__PROBLEM TO WORK ON__:
Please transcribe the listing below in full and word for word, without its pictures.

===============

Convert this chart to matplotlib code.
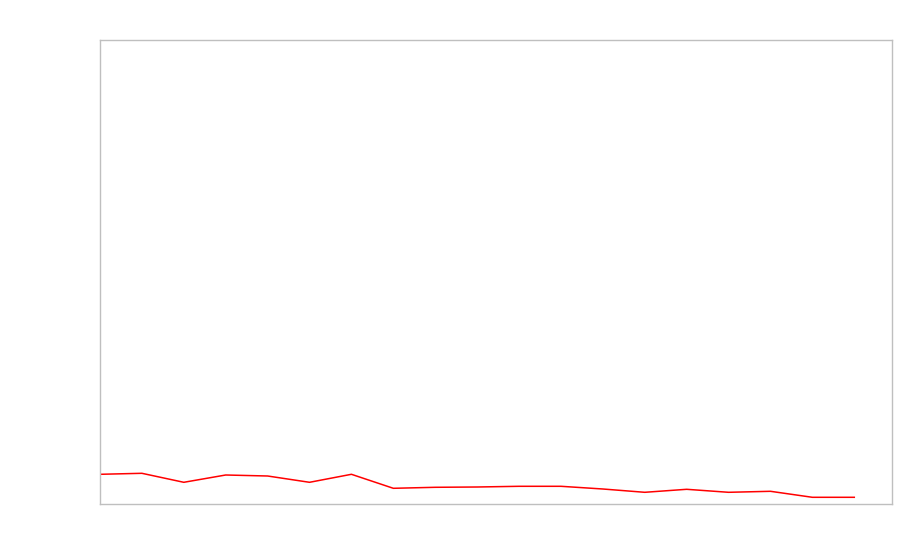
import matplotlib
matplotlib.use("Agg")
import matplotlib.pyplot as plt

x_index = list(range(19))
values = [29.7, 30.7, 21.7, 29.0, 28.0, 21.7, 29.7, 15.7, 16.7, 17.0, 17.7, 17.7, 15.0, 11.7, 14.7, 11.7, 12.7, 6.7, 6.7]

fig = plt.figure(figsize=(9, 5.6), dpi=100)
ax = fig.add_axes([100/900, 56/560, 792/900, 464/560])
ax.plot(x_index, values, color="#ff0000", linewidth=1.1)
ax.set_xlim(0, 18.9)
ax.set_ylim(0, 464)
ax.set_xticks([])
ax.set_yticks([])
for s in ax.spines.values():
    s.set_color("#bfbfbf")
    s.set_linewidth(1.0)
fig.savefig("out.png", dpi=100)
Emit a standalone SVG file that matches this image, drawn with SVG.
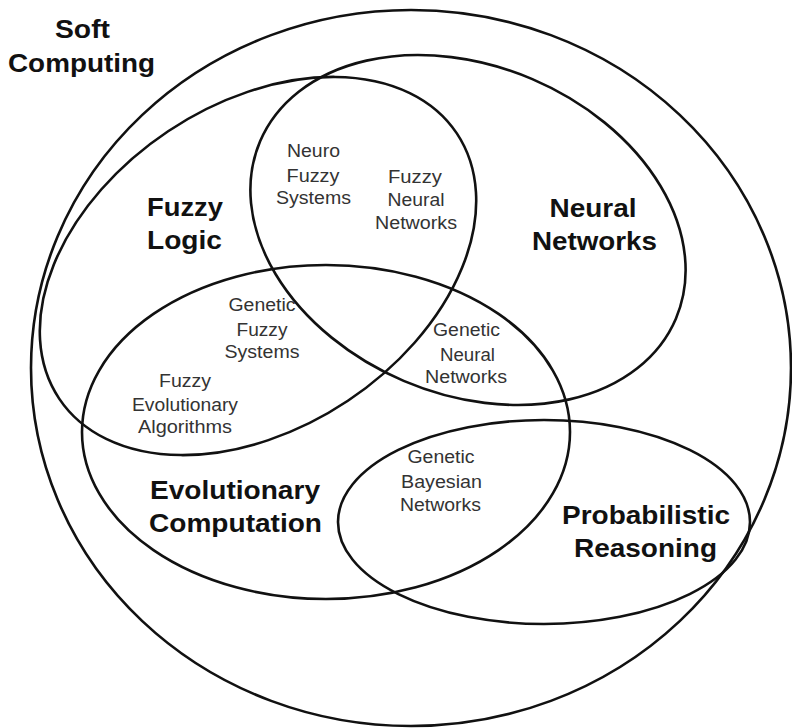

===============

__WORKED ANSWER__:
Convert this chart to matplotlib code.
import matplotlib
matplotlib.use("Agg")
import matplotlib.pyplot as plt

x_index = list(range(19))
values = [29.7, 30.7, 21.7, 29.0, 28.0, 21.7, 29.7, 15.7, 16.7, 17.0, 17.7, 17.7, 15.0, 11.7, 14.7, 11.7, 12.7, 6.7, 6.7]

fig = plt.figure(figsize=(9, 5.6), dpi=100)
ax = fig.add_axes([100/900, 56/560, 792/900, 464/560])
ax.plot(x_index, values, color="#ff0000", linewidth=1.1)
ax.set_xlim(0, 18.9)
ax.set_ylim(0, 464)
ax.set_xticks([])
ax.set_yticks([])
for s in ax.spines.values():
    s.set_color("#bfbfbf")
    s.set_linewidth(1.0)
fig.savefig("out.png", dpi=100)
Emit a standalone SVG file that matches this image, drawn with SVG.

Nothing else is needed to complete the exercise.